Aber auch der finnischen Mannschaft geht es nicht viel besser. Sie hatte in Stockholm Heimvorteil, denn die Finnen sind Schwedens stärkste Einwanderergruppe. In den 60er und 70er Jahren waren sie als billige Arbeitskräfte die „Türken Schwedens“. Jetzt haben sie durch einen Asylantenstrom zum Beispiel aus Iran, Irak und Chile zwar an Image gewonnen, doch bei Sportveranstaltungen in Schweden macht sich der Nationalitätenstreit noch immer bemerkbar. Die engagiertesten Fans dieser WM hatten beim mißglückten Einsatz ihres finnischen Teams jedoch keinen Grund zum Jubeln, die Spieler zeigten sich nur schwach von der „finnisch-schwedischen Imagefrage“ berührt.

Mit Fassung, aber ohne spürbare Begeisterung, tragen die USA das Los der „vergessenen Vier“. Polen hat ja immerhin noch Hoffnungsschimmer auf den Klassenerhalt, aber ihre Torbilanz können sich die polnischen Cracks sicher nicht ohne Magenschmerz anschauen. Das einstmals unerreichbare Ziel ist allerdings nicht mehr so weit entfernt, und die Polen sammeln schon Kräfte für das letzte entscheidende Spiel gegen die Deutschen am Sonntag.

Die halbe WM ist gelaufen. Was interessiert, ist allein der Kampf der Giganten. Die WM '89 ist offener als jemals zuvor. Hochspannung herrscht vermutlich bis zu den „Endspielen“ am Nachmittag des 1. Mai.

Dann wird man auch wissen, ob der Plan der schwedischen Organisatoren aufgeht, Gold auf allen Gebieten einzuheimsen. Finanziell hat man den großen Reibach gemacht: Auch wenn der Kartenverkauf bei der langweiligen Vorrunde schlechter lief als geplant, rechnet man mit Rekordzuschauerzahlen auf den Rängen der Globe-Arena. Organisatorisch lief alles wie am Schnürchen. Fehlt für die Gastgeber nur noch das sportliche Gold. Das schwedische Drei-Kronen-Team wird es allerdings schwer haben, den WM-Titel aus Wien zu verteidigen.
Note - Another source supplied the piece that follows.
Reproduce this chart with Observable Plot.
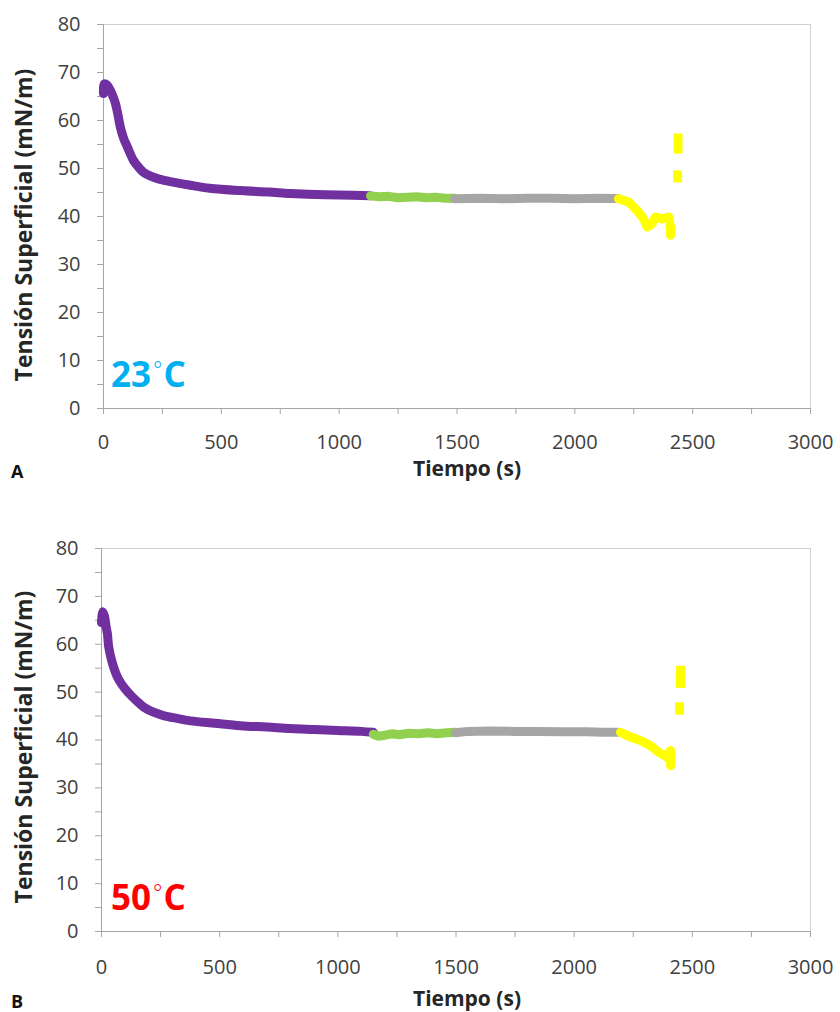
<!DOCTYPE html>
<html><head><meta charset="utf-8">
<script src="https://cdn.jsdelivr.net/npm/d3@7"></script>
<script src="https://cdn.jsdelivr.net/npm/@observablehq/plot@0.6"></script>
<style>
body{margin:0;background:#fff;}
#chart svg{display:block;}
</style>
</head><body><div id="chart"></div>
<script>
// ---- tick values ----
const xTicks = [0, 500, 1000, 1500, 2000, 2500, 3000];
const xMinor = [0, 250, 500, 750, 1000, 1250, 1500, 1750, 2000, 2250, 2500, 2750, 3000];
const yTicks = [0, 10, 20, 30, 40, 50, 60, 70, 80];
const yMinor = [0, 5, 10, 15, 20, 25, 30, 35, 40, 45, 50, 55, 60, 65, 70, 75, 80];
const xLabel = "Tiempo (s)";
const yLabel = "Tensión Superficial (mN/m)";

const seriesNames = ["s1", "s2", "s3", "s4", "s5", "s6"];
const seriesColors = ["#7030A0", "#92D050", "#A6A6A6", "#FFFF00", "#FFFF00", "#FFFF00"];

// ---- Panel A (23 °C) ----
const aPurpleT = [0, 3, 15, 30, 42, 51, 62, 72, 86, 102, 127, 150, 170, 200, 229, 270, 300, 369, 450, 581, 700, 793, 900, 1000, 1133];
const aPurpleV = [65.6, 67.6, 67.4, 66.2, 64.8, 63.5, 61.0, 58.5, 56.2, 54.4, 51.7, 50.2, 49.2, 48.4, 47.9, 47.4, 47.1, 46.5, 45.9, 45.4, 45.1, 44.8, 44.6, 44.5, 44.3];
const aGreenT = [1133, 1170, 1210, 1250, 1290, 1330, 1370, 1410, 1450, 1490];
const aGreenV = [44.3, 44.1, 44.2, 43.9, 44.0, 44.1, 43.9, 44.0, 43.8, 43.8];
const aGrayT = [1490, 1600, 1700, 1800, 1900, 2000, 2100, 2181];
const aGrayV = [43.7, 43.8, 43.7, 43.8, 43.8, 43.7, 43.8, 43.75];
const aYellowT = [2185, 2229, 2264, 2292, 2307, 2328, 2342, 2370, 2398, 2406, 2406];
const aYellowV = [43.7, 43.0, 41.25, 39.5, 37.8, 38.5, 39.9, 39.5, 39.9, 37.8, 36.1];
const aBlob1T = [2438, 2438];
const aBlob1V = [57.3, 53.1];
const aBlob2T = [2436, 2436];
const aBlob2V = [49.6, 47.1];

// ---- Panel B (50 °C) ----
const bPurpleT = [0, 4, 12, 20, 25, 30, 38, 47, 60, 72, 86, 100, 123, 150, 178, 220, 262, 320, 377, 480, 588, 700, 800, 900, 1000, 1100, 1150];
const bPurpleV = [64.5, 66.8, 66.0, 63.5, 62.2, 59.6, 57.6, 55.9, 54.0, 52.7, 51.6, 50.7, 49.4, 48.1, 46.9, 45.8, 45.1, 44.5, 44.0, 43.5, 43.0, 42.7, 42.4, 42.2, 42.0, 41.8, 41.6];
const bGreenT = [1150, 1170, 1200, 1230, 1260, 1300, 1340, 1380, 1420, 1460, 1498];
const bGreenV = [41.2, 40.8, 41.0, 41.3, 41.1, 41.4, 41.3, 41.5, 41.3, 41.5, 41.6];
const bGrayT = [1498, 1550, 1650, 1750, 1850, 1950, 2050, 2120, 2184];
const bGrayV = [41.5, 41.8, 41.9, 41.8, 41.8, 41.7, 41.7, 41.6, 41.6];
const bYellowT = [2196, 2239, 2281, 2323, 2359, 2394, 2408, 2408];
const bYellowV = [41.6, 40.6, 39.9, 38.8, 37.4, 36.4, 37.8, 34.6];
const bBlob1T = [2450, 2450];
const bBlob1V = [55.5, 50.9];
const bBlob2T = [2446, 2446];
const bBlob2V = [47.9, 45.3];

const FONT = "'Open Sans', sans-serif";

function rows(list) {
  const out = [];
  list.forEach(([t, v, name]) => t.forEach((tt, i) => out.push({t: tt, v: v[i], seg: name})));
  return out;
}

function panel(cfg) {
  const curveData = rows(cfg.curve);
  const lineData = rows(cfg.lines);
  const blobData = rows(cfg.blobs);
  const plot = Plot.plot({
    width: 840, height: cfg.height,
    marginLeft: cfg.ml, marginRight: 30, marginTop: cfg.mt, marginBottom: cfg.mb,
    style: {fontFamily: FONT, fontSize: "20px", background: "#fff", overflow: "visible"},
    x: {domain: [0, 3000]},
    y: {domain: [0, 80]},
    color: {domain: seriesNames, range: seriesColors},
    marks: [
      Plot.frame({stroke: "#d0d0d0"}),
      Plot.axisX({ticks: xMinor, tickSize: 6, tickFormat: () => "", stroke: "#a6a6a6", label: null}),
      Plot.axisX({ticks: xTicks, tickSize: 0, tickPadding: cfg.xPad, tickFormat: d => String(d), fill: "#404040", label: null, fontSize: 20}),
      Plot.axisY({ticks: yMinor, tickSize: 6, tickFormat: () => "", stroke: "#a6a6a6", label: null}),
      Plot.axisY({ticks: yTicks, tickSize: 0, tickPadding: 23, tickFormat: d => String(d), fill: "#404040", label: null, fontSize: 20}),
      Plot.ruleX([0], {stroke: "#a6a6a6", insetBottom: -6}),
      Plot.ruleY([0], {stroke: "#a6a6a6", insetLeft: -6}),
      Plot.line(curveData, {x: "t", y: "v", z: "seg", stroke: "seg", strokeWidth: 9, curve: "catmull-rom", strokeLinecap: "round", strokeLinejoin: "round"}),
      Plot.line(lineData, {x: "t", y: "v", z: "seg", stroke: "seg", strokeWidth: 9, strokeLinecap: "round", strokeLinejoin: "round"}),
      Plot.line(blobData, {x: "t", y: "v", z: "seg", stroke: "seg", strokeWidth: 9, strokeLinecap: "butt"})
    ]
  });
  const svg = d3.select(plot);
  svg.append("text")
    .attr("transform", `translate(32,${cfg.yLabelC}) rotate(-90)`)
    .attr("text-anchor", "middle").attr("font-weight", "bold").attr("font-size", 23)
    .attr("font-family", FONT).attr("fill", "#262626").text(yLabel);
  svg.append("text")
    .attr("x", 467).attr("y", cfg.xLabelY)
    .attr("text-anchor", "middle").attr("font-weight", "bold").attr("font-size", 21)
    .attr("font-family", FONT).attr("fill", "#262626").text(xLabel);
  svg.append("text")
    .attr("x", 11).attr("y", cfg.letterY).attr("text-anchor", "start")
    .attr("font-weight", "bold").attr("font-size", 18)
    .attr("font-family", FONT).attr("fill", "#111").text(cfg.letter);
  const t = svg.append("text")
    .attr("x", 111).attr("y", cfg.tempY).attr("text-anchor", "start")
    .attr("font-family", FONT).attr("fill", cfg.tempColor);
  t.append("tspan").attr("font-weight", "bold").attr("font-size", 35).text(cfg.temp);
  t.append("tspan").attr("font-weight", "300").attr("font-size", 22).attr("dx", 2).attr("dy", -9).text("°");
  t.append("tspan").attr("font-weight", "bold").attr("font-size", 35).attr("dx", 1).attr("dy", 9).text("C");
  return plot;
}

const chart = document.getElementById("chart");
chart.appendChild(panel({
  height: 500, ml: 103, mt: 24, mb: 92, xPad: 26,
  curve: [[aPurpleT, aPurpleV, "s1"]],
  lines: [[aGreenT, aGreenV, "s2"], [aGrayT, aGrayV, "s3"], [aYellowT, aYellowV, "s4"]],
  blobs: [[aBlob1T, aBlob1V, "s5"], [aBlob2T, aBlob2V, "s6"]],
  yLabelC: 225, xLabelY: 476, letter: "A", letterY: 478,
  temp: "23", tempY: 387, tempColor: "#00B0F0"
}));
chart.appendChild(panel({
  height: 512, ml: 101, mt: 48, mb: 81, xPad: 28,
  curve: [[bPurpleT, bPurpleV, "s1"]],
  lines: [[bGreenT, bGreenV, "s2"], [bGrayT, bGrayV, "s3"], [bYellowT, bYellowV, "s4"]],
  blobs: [[bBlob1T, bBlob1V, "s5"], [bBlob2T, bBlob2V, "s6"]],
  yLabelC: 247, xLabelY: 506, letter: "B", letterY: 508,
  temp: "50", tempY: 410, tempColor: "#FF0000"
}));
</script>
</body></html>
Falls sie an diesem hochgesteckten Ziel scheitern, haben die Spieler in den gelb-blauen Trikots jedoch schon einen klingenden Trost parat: Die WM-Platte der Eishockey-Wikinger „Nu tar vi de“ (Jetzt packen wir sie) liegt auf Platz 1 der schwedischen Hitparade. Bei WM-Frust könnte zumindest „Leadsänger“ Hakan Södergren problemlos von Schwedens Nationalsport ins Musikbusineß wechseln.